The plan is late March, I think. The response was so huge that we upgraded the book. It went from 80 pages black and white to 120 pages, hardback cover, with a TON of extras. It is an overwhelming work but very, very beautiful and terrifying. The scale did go up considerably.
It’s a labor of love. We got the colorist that Jim and I think is the best in the business, Jason Wright, and it is just inexplicably gorgeous.
For people that didn’t take part in the Kickstarter drive, is there a way for them to read Leaving Megapolis?
We have worked out a digital agreement after a span of time, and a bunch of publishers want to publish it.
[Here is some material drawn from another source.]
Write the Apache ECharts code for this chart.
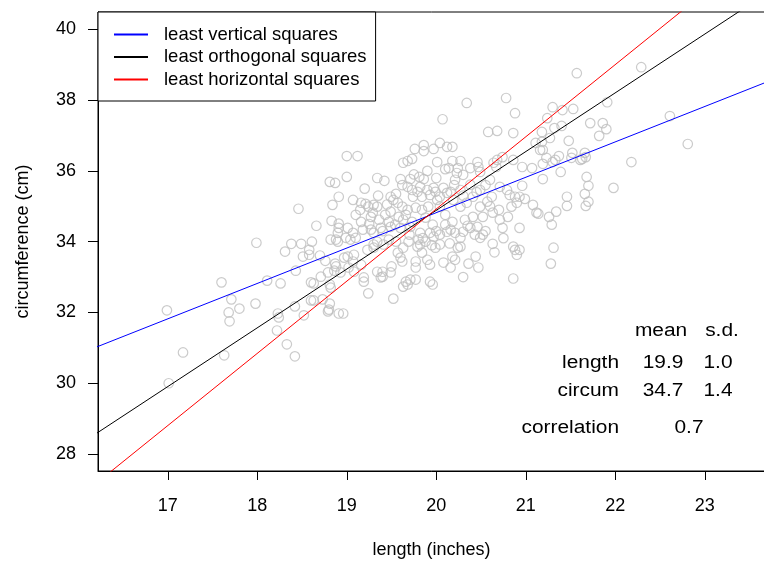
<!DOCTYPE html>
<html>
<head>
<meta charset="utf-8">
<script src="https://cdn.jsdelivr.net/npm/echarts@6/dist/echarts.min.js"></script>
<style>html,body{margin:0;padding:0;background:#fff}#c{width:764px;height:563px}</style>
</head>
<body>
<div id="c"></div>
<script>
// length (inches)
const lengths = [
16.99,17.17,17.01,17.60,17.71,17.80,17.68,17.69,17.63,17.98,17.99,18.11,18.26,18.23,18.24,18.22,18.33,18.42,18.46,18.31,
18.38,18.49,18.43,18.42,18.52,18.51,18.58,18.58,18.61,18.66,18.70,18.76,18.60,18.63,18.71,18.79,18.87,18.88,18.86,18.81,
18.82,18.73,18.60,18.63,18.81,18.79,18.91,18.82,18.88,18.90,18.83,18.84,18.91,18.90,18.91,18.81,18.87,18.91,18.80,
20.34,20.78,20.88,20.07,20.58,20.68,20.86,19.00,19.12,19.76,19.86,19.86,19.97,20.04,20.12,20.18,19.63,19.68,19.73,20.01,
20.18,20.27,20.14,20.24,20.30,20.23,20.46,20.47,20.49,20.64,20.67,19.00,19.34,19.42,19.60,19.71,19.81,19.86,19.97,20.08,
19.49,19.52,19.57,19.07,19.16,19.21,19.24,19.30,19.34,19.29,19.27,19.68,19.73,19.79,19.82,19.90,19.99,19.74,19.84,19.93,
20.04,20.12,20.16,19.62,19.68,19.77,19.84,19.91,20.01,20.04,19.49,19.58,19.63,20.19,20.27,20.34,20.41,20.49,20.57,20.62,
20.68,20.74,20.86,20.71,20.79,20.82,20.88,20.90,20.84,20.41,20.52,20.63,20.71,20.80,
21.57,22.29,21.91,22.61,22.81,21.30,21.41,21.53,21.24,21.32,21.40,21.72,21.86,21.90,21.82,21.18,21.27,21.11,21.16,21.19,
21.18,21.48,21.23,21.30,21.37,21.33,21.51,21.52,21.61,21.66,21.67,21.63,22.18,20.96,21.07,21.19,21.39,21.19,21.68,21.70,
21.98,21.66,21.70,21.67,21.46,21.46,20.96,20.93,20.99,21.08,21.12,21.14,21.26,21.34,21.29,21.31,21.28,20.93,20.93,
19.01,19.07,19.10,19.04,18.99,19.18,19.27,19.30,19.38,19.49,19.60,19.71,19.82,19.80,19.82,19.88,19.93,19.97,20.04,20.12,
20.16,20.21,20.30,20.27,20.27,20.24,20.38,20.46,20.43,20.49,20.52,20.74,20.63,20.86,20.90,20.88,18.97,19.01,19.08,19.07,
19.16,19.02,19.08,18.93,19.23,19.30,19.30,19.34,19.41,19.47,19.57,19.60,19.62,19.63,19.69,19.79,19.84,19.90,19.93,19.77,
19.77,19.77,19.71,19.66,19.63,19.49,19.40,19.38,19.34,19.40,19.19,19.19,19.24,19.52,18.96,19.93,19.96,20.08,20.16,20.18,
20.21,20.36,20.44,20.47,20.86,19.99,20.04,19.68,
19.43,19.54,19.66,19.73,19.88,19.96,20.10,20.18,20.32,20.10,19.47,19.36,19.16,19.10,20.38,20.49,20.27,20.60,20.21,20.38,
19.45,19.55,19.62,19.75,19.90,20.00,20.10,20.20,20.30,20.45,20.55,20.60,20.70,20.00,19.85,19.70,19.55,19.40,19.25,19.15,
19.35,19.20,20.35,20.55,20.75,20.65,19.95,20.15,19.50,20.30
];
// circumference (cm), same order
const circums = [
32.06,30.87,30.00,32.85,32.37,32.11,32.00,31.75,30.79,32.25,33.97,32.90,32.82,31.97,31.86,31.49,31.10,30.76,34.93,33.72,
33.94,33.94,33.18,32.17,31.92,33.58,33.77,33.63,34.00,34.45,33.61,33.46,32.85,32.82,33.01,33.13,33.38,33.30,33.18,32.79,
32.70,32.37,32.34,32.34,32.25,32.03,31.97,34.06,34.06,34.00,34.59,35.04,34.39,34.25,34.51,35.69,35.66,35.27,32.08,
37.92,38.06,37.63,37.46,37.10,37.13,37.07,36.42,36.42,36.62,36.73,36.56,36.62,36.79,36.68,36.68,36.23,36.28,36.34,36.25,
36.28,36.28,36.08,36.08,35.89,35.94,36.25,36.11,35.97,36.23,36.11,35.83,35.80,35.72,35.77,35.77,35.83,35.77,35.52,35.52,
35.27,35.18,35.10,35.18,35.10,35.07,34.99,35.04,34.99,34.82,34.70,35.55,35.46,35.41,35.55,35.46,35.41,35.27,35.27,35.32,
35.27,35.38,35.41,34.99,34.90,34.96,34.90,34.99,35.18,34.99,34.85,34.70,34.62,35.18,34.99,35.10,35.27,34.99,35.13,35.27,
36.31,36.39,36.31,35.55,35.46,35.32,35.27,35.10,34.99,34.70,34.70,34.82,34.62,34.70,
38.76,38.93,37.94,37.55,36.76,37.80,37.72,37.75,37.49,37.21,37.27,37.35,37.35,37.18,36.99,37.10,36.93,36.79,36.59,36.59,
36.82,36.85,36.37,36.25,36.42,36.31,36.37,36.51,36.31,36.51,36.39,36.34,36.25,36.11,36.08,36.20,35.97,35.77,35.83,35.58,
35.52,35.35,35.13,35.01,35.27,35.01,35.58,35.27,35.21,35.04,34.82,34.79,34.70,34.85,34.48,33.83,33.38,34.39,33.77,
34.39,34.25,34.11,34.06,34.11,34.34,34.34,34.25,34.39,34.42,34.39,34.42,34.25,34.06,33.92,34.00,34.25,34.14,34.20,34.28,
34.34,34.25,34.28,34.11,33.86,33.83,34.39,34.42,34.20,34.11,34.20,34.39,33.94,33.86,33.63,33.77,33.55,33.58,33.63,33.44,
33.35,33.27,33.15,33.13,33.77,33.83,33.92,34.00,33.92,34.06,33.69,33.55,33.44,33.83,34.00,33.86,33.69,33.49,33.35,33.44,
33.27,32.93,32.93,32.87,32.73,33.13,33.15,32.99,33.15,33.01,32.99,32.87,32.54,32.39,31.97,32.87,32.79,33.41,33.27,33.58,
33.49,33.38,33.58,33.27,32.96,33.83,33.92,32.79,
34.76,34.48,34.76,34.56,34.68,34.48,34.76,34.56,34.62,34.48,34.56,34.62,34.56,34.76,35.61,35.46,35.46,35.75,35.75,36.08,
35.05,35.35,35.60,35.90,36.00,35.80,36.05,35.60,35.30,35.40,35.60,35.00,34.90,34.30,34.10,34.20,34.00,34.30,34.50,34.90,
35.30,35.50,34.45,34.30,34.10,33.70,33.90,33.95,33.30,33.00
];
const xTicks = [17, 18, 19, 20, 21, 22, 23];
const yTicks = [28, 30, 32, 34, 36, 38, 40];
const lineNames = ['least vertical squares', 'least orthogonal squares', 'least horizontal squares'];
const lineColors = ['#0000ff', '#000000', '#ff0000'];
const lineSlopes = [1.0, 1.66, 2.04];
const centre = [19.9, 34.72];
const statRows = ['length', 'circum'];
const statMeans = ['19.9', '34.7'];
const statSds = ['1.0', '1.4'];
const correlation = '0.7';

const FONT = '"Liberation Sans", Arial, Helvetica, sans-serif';
const points = lengths.map((x, i) => [x, circums[i]]);
const lineSeries = lineNames.map((name, k) => ({
  name, type: 'line', showSymbol: false, symbol: 'none', clip: true, silent: true,
  lineStyle: { color: lineColors[k], width: 1 }, itemStyle: { color: lineColors[k] },
  data: [15, 25].map(x => [x, centre[1] + lineSlopes[k] * (x - centre[0])]),
  z: 3
}));

const txt = (text, x, y, align) => ({
  type: 'text', x, y, scaleX: 1.16,
  style: { text, x: 0, y: 0, fill: '#000', font: '18px ' + FONT, align: align || 'center', verticalAlign: 'middle' }
});
const graphics = [txt('mean', 661, 331), txt('s.d.', 722, 331)];
statRows.forEach((r, i) => {
  const y = [363, 391][i];
  graphics.push(txt(r, 619, y, 'right'), txt(statMeans[i], 663, y), txt(statSds[i], 718, y));
});
graphics.push(txt('correlation', 619, 428, 'right'), txt(correlation, 689, 428));

const chart = echarts.init(document.getElementById('c'), null, { renderer: 'canvas' });
chart.setOption({
  animation: false,
  backgroundColor: '#fff',
  textStyle: { fontFamily: FONT },
  grid: { left: 98, top: 12, right: -1, bottom: 92, show: true, borderColor: '#000', borderWidth: 1,
          backgroundColor: 'transparent', containLabel: false, outerBoundsMode: 'none' },
  xAxis: {
    type: 'value', min: 16.22, max: 23.673,
    name: 'length (inches)', nameLocation: 'middle', nameGap: 70,
    nameTextStyle: { fontSize: 18, color: '#000', fontFamily: FONT },
    axisLine: { show: true, onZero: false, lineStyle: { color: '#000', width: 1 } },
    axisTick: { show: true, length: 9, lineStyle: { color: '#000' }, customValues: xTicks },
    axisLabel: { fontSize: 18, color: '#000', margin: 26, fontFamily: FONT, customValues: xTicks },
    splitLine: { show: false }
  },
  yAxis: {
    type: 'value', min: 27.52, max: 40.49,
    name: 'circumference (cm)', nameLocation: 'middle', nameGap: 66,
    nameTextStyle: { fontSize: 18, color: '#000', fontFamily: FONT },
    axisLine: { show: true, onZero: false, lineStyle: { color: '#000', width: 1 } },
    axisTick: { show: true, length: 10, lineStyle: { color: '#000' }, customValues: yTicks },
    axisLabel: { fontSize: 18, color: '#000', margin: 22, fontFamily: FONT, customValues: yTicks },
    splitLine: { show: false }
  },
  legend: {
    orient: 'vertical', left: 98, top: 12, selectedMode: false,
    data: lineNames.map(n => ({ name: n, icon: 'rect' })),
    itemWidth: 34, itemHeight: 2, itemGap: 3.5,
    padding: [13, 9, 12, 16],
    borderColor: '#000', borderWidth: 1, borderRadius: 0, backgroundColor: '#fff',
    textStyle: { fontSize: 18.5, color: '#000', fontFamily: FONT, padding: [0, 0, 0, 11] }
  },
  series: [
    {
      type: 'scatter', data: points, symbol: 'circle', symbolSize: 9.5, silent: true,
      itemStyle: { color: 'rgba(0,0,0,0)', borderColor: '#bebebe', borderWidth: 1.2 },
      z: 2
    },
    ...lineSeries
  ],
  graphic: graphics
});
</script>
</body>
</html>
I suspect it will be without the extra material, but that is still to be decided. We want the early adopters to have something precious and valuable for their support.
2013 looks like a year of change for you; you continue to work at DC, but you’re spreading your wings so to speak doing outside work such as Red Sonja and Leaving Megapolis. How does it feel to be Gail Simone in 2013 as opposed to your previous years where you primarily worked for one company?
That tale isn’t completely told yet, but I shall say no more about it.
I want to make it clear that I love working at DC. These characters are right in my heart, and I have friends and collaborators that have been life-altering for me. I’m not leaving DC. I’m doing Batgirl, The Movement, AND special projects there.
But when the weird news came that I was off Batgirl, I was just flooded with offers to do books I really cared about — licensed stuff and creator-owned, for some publishers I really admired.
It makes each workday kind of wonderful, if I may be so corny for a moment. But it’s true.
And the Dynamite people have been absolutely lovely to me. They made it very clear how important this was to them, and how valued I am there, and you can’t beat the peers working there; Mark Waid, Matt Wagner, Garth Ennis, Jae Lee, Ron Marz, and so many more. The quality is there and that is always going to be the No.1 priority for me.